Unilateral actions involving the use of force, taken outside the framework of international law, that is, without UN Security Council sanctions, may lead only to instability on the regional, or even on a global, level and increase still more the terrorist threat, Alexander Yakovenko, official spokesman of Russia's Foreign Ministry, said in an interview with RIA Novosti.
Even a militarily superstrong power, he said, cannot get better of "Terrorist International" single-handed. That such an International exists is evident, in the opinion of Moscow, from a series of terrorist acts that rolled across various regions in the world last year.
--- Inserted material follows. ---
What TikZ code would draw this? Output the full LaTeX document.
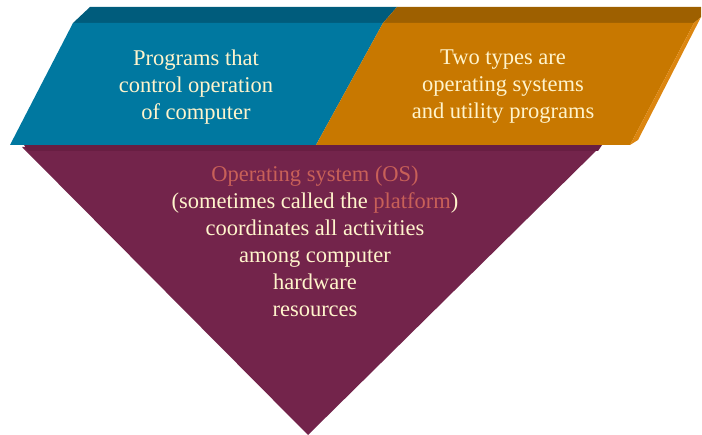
\documentclass[tikz,border=0pt]{standalone}
\usepackage{fontspec}
\setmainfont{Liberation Serif}
\definecolor{bluefront}{RGB}{0,120,160}
\definecolor{bluetop}{RGB}{0,92,124}
\definecolor{orfront}{RGB}{200,120,0}
\definecolor{ortop}{RGB}{158,96,0}
\definecolor{orside}{RGB}{220,134,16}
\definecolor{purp}{RGB}{115,36,75}
\definecolor{purptop}{RGB}{104,30,66}
\definecolor{cream}{RGB}{255,244,204}
\definecolor{salmon}{RGB}{200,96,88}
\begin{document}
\begin{tikzpicture}[x=1pt,y=-1pt,
  lbl/.style={align=center,text=cream,font=\fontsize{22.5}{27}\selectfont}]
\useasboundingbox (0,0) rectangle (702,435);
% purple triangle
\fill[purp] (22,147) -- (600,147) -- (308,435) -- cycle;
\fill[purptop] (24,145) -- (602,145) -- (598,151) -- (28,151) -- cycle;
% top strips
\fill[bluetop] (90,7) -- (397,7) -- (383,23) -- (73,23) -- cycle;
\fill[ortop] (397,7) -- (701,7) -- (701,17) -- (694,23) -- (383,23) -- cycle;
% fronts
\fill[bluefront] (73,23) -- (383,23) -- (316,145) -- (10,145) -- cycle;
\fill[orfront] (383,23) -- (694,23) -- (630,145) -- (316,145) -- cycle;
\fill[orside] (694,23) -- (701,17) -- (638,140) -- (630,145) -- cycle;
% texts
\node[lbl] (left) at (196,87) {Programs that\\control operation\\of computer};
\node[lbl] (right) at (503,87) {Two types are\\operating systems\\and utility programs};
\node[lbl] (os) at (315,241) {\textcolor{salmon}{Operating system (OS)}\\(sometimes called the \textcolor{salmon}{platform})\\coordinates all activities\\among computer\\hardware\\resources};
\end{tikzpicture}
\end{document}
Those terrorist acts, Yakovenko said, "have clearly confirmed that the terrorist threat is of a truly global character and has no geographic frontiers." Precisely the urgency of the terrorism issue in international relations today, according to the Foreign Ministry spokesman, explains why an official UN Security Council meeting on antiterrorism on the level of foreign ministers is to be on November 20 in New York. Russia's Foreign Minister Igor Ivanov will also take part in the meeting.
"There is an obvious spread of methods used in committing terrorist acts with a large number of victims, in training of suicide terrorists, in development of new technologies of taking people hostage for political blackmail purposes, and in creating of an atmosphere of fear and social disorganization," Yakovenko pointed out.
"The explosions at the government buildings of the Chechen capital, Grozny, on December 27, 2002, and abortive terrorist acts in France before that, which had been prepared by Islamists with Chechen experience, as it is believed in Moscow, should dispel the remaining doubts that Chechen extremists are active members of the international terrorist camp." "The world community has been given one more powerful signal pointing to the need for a strong consolidation of efforts in combating terrorism," the Foreign Ministry spokesman stressed.